Although it was under a somewhat different set of factual circumstances, we find American Express Co. v. Burgis, 476 A.2d 944 (Pa. Super. 1984) to be instructive. There, the sheriff's return of service indicated that service of original process was effectuated on an adult in charge of the appellee's residence who, similar to what happened in this present matter, refused to give his or her name or relationship to the sheriff process server. See id., at 946. While that appellee claimed in his corresponding petition to open that he was improperly served, this Court disagreed, placing the onus on the appellee to demonstrate that the "adult" in charge of his residence was not a proper receiver of process under our Rules of Civil Procedure. See id. (stating "as to whether sufficient evidence was produced to establish that the 'adult' was actually in charge of appellee's residence, we note that it is appellee's burden to prove otherwise"). Here, the Appellees, in their petition, did not materially challenge by way of asserting a fatal defect in either the location of service or the individual who accepted service on their behalf.

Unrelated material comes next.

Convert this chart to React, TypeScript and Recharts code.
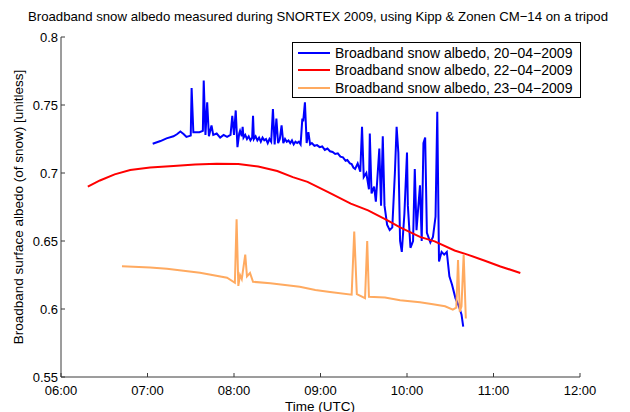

Based on the foregoing, the lower court erred when it granted Appellees' petition to strike as there was no fatal defect appearing of record at the time when the default judgment was entered. Accordingly, we reverse the court's grant of that petition. Necessarily, too, then we are constrained to reverse the court's order granting judgment on the pleadings and do so.
Orders reversed. Case remanded. Jurisdiction relinquished.
Judgment Entered.
[*] Retired Senior Judge assigned to the Superior Court.